_TASK TO CARRY OUT_
Please copy the lines below exactly, from the first one through the line showing "minimum width=230pt, minimum".

_DATASET CONTENT_
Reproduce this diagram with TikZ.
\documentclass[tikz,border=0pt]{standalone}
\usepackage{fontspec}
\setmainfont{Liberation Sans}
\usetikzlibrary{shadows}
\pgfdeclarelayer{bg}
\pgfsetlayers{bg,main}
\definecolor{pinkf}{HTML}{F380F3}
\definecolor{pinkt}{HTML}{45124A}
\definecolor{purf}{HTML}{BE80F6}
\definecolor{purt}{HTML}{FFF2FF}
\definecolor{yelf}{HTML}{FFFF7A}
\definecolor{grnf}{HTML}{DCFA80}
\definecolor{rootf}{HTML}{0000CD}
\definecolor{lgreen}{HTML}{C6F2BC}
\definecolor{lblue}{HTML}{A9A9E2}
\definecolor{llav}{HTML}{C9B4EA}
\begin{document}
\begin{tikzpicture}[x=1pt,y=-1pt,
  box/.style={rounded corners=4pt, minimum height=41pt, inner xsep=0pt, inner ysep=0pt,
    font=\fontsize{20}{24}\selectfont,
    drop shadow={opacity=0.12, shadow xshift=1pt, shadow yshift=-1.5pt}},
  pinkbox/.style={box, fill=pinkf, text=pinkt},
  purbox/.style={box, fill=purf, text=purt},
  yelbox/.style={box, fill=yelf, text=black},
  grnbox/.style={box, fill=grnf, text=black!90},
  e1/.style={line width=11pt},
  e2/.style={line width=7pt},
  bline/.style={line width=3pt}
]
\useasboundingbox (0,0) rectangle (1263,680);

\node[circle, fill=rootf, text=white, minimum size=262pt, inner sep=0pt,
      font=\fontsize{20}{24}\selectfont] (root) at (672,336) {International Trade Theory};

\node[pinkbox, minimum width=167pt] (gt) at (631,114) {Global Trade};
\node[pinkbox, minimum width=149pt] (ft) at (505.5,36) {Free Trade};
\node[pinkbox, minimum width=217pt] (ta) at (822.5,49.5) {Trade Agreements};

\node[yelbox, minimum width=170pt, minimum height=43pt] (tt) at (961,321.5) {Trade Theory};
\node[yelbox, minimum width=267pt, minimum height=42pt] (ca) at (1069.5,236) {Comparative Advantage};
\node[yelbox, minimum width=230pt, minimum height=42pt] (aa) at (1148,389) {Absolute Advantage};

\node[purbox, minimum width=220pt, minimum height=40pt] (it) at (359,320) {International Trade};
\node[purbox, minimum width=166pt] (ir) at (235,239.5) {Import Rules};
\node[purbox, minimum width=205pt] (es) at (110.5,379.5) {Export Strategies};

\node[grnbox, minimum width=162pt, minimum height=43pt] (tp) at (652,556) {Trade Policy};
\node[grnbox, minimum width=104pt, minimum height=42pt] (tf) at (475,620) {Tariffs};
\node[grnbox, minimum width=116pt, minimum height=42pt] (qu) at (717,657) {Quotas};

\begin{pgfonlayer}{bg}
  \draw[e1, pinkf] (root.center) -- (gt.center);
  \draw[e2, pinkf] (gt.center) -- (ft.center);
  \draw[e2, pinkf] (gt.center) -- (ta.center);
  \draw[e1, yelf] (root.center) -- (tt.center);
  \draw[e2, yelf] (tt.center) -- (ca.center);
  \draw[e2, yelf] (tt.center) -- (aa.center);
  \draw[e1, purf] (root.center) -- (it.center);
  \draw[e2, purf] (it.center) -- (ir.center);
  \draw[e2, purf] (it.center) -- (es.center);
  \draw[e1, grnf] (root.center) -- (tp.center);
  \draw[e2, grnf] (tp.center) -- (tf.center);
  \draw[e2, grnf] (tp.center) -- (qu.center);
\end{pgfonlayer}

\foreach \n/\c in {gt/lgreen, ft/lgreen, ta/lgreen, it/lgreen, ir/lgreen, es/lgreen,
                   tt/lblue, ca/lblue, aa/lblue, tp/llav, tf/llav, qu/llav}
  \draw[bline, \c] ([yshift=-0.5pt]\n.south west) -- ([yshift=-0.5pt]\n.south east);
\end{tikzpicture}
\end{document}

_EXERCISE SOLUTION_
Reproduce this diagram with TikZ.
\documentclass[tikz,border=0pt]{standalone}
\usepackage{fontspec}
\setmainfont{Liberation Sans}
\usetikzlibrary{shadows}
\pgfdeclarelayer{bg}
\pgfsetlayers{bg,main}
\definecolor{pinkf}{HTML}{F380F3}
\definecolor{pinkt}{HTML}{45124A}
\definecolor{purf}{HTML}{BE80F6}
\definecolor{purt}{HTML}{FFF2FF}
\definecolor{yelf}{HTML}{FFFF7A}
\definecolor{grnf}{HTML}{DCFA80}
\definecolor{rootf}{HTML}{0000CD}
\definecolor{lgreen}{HTML}{C6F2BC}
\definecolor{lblue}{HTML}{A9A9E2}
\definecolor{llav}{HTML}{C9B4EA}
\begin{document}
\begin{tikzpicture}[x=1pt,y=-1pt,
  box/.style={rounded corners=4pt, minimum height=41pt, inner xsep=0pt, inner ysep=0pt,
    font=\fontsize{20}{24}\selectfont,
    drop shadow={opacity=0.12, shadow xshift=1pt, shadow yshift=-1.5pt}},
  pinkbox/.style={box, fill=pinkf, text=pinkt},
  purbox/.style={box, fill=purf, text=purt},
  yelbox/.style={box, fill=yelf, text=black},
  grnbox/.style={box, fill=grnf, text=black!90},
  e1/.style={line width=11pt},
  e2/.style={line width=7pt},
  bline/.style={line width=3pt}
]
\useasboundingbox (0,0) rectangle (1263,680);

\node[circle, fill=rootf, text=white, minimum size=262pt, inner sep=0pt,
      font=\fontsize{20}{24}\selectfont] (root) at (672,336) {International Trade Theory};

\node[pinkbox, minimum width=167pt] (gt) at (631,114) {Global Trade};
\node[pinkbox, minimum width=149pt] (ft) at (505.5,36) {Free Trade};
\node[pinkbox, minimum width=217pt] (ta) at (822.5,49.5) {Trade Agreements};

\node[yelbox, minimum width=170pt, minimum height=43pt] (tt) at (961,321.5) {Trade Theory};
\node[yelbox, minimum width=267pt, minimum height=42pt] (ca) at (1069.5,236) {Comparative Advantage};
\node[yelbox, minimum width=230pt, minimum height=42pt] (aa) at (1148,389) {Absolute Advantage};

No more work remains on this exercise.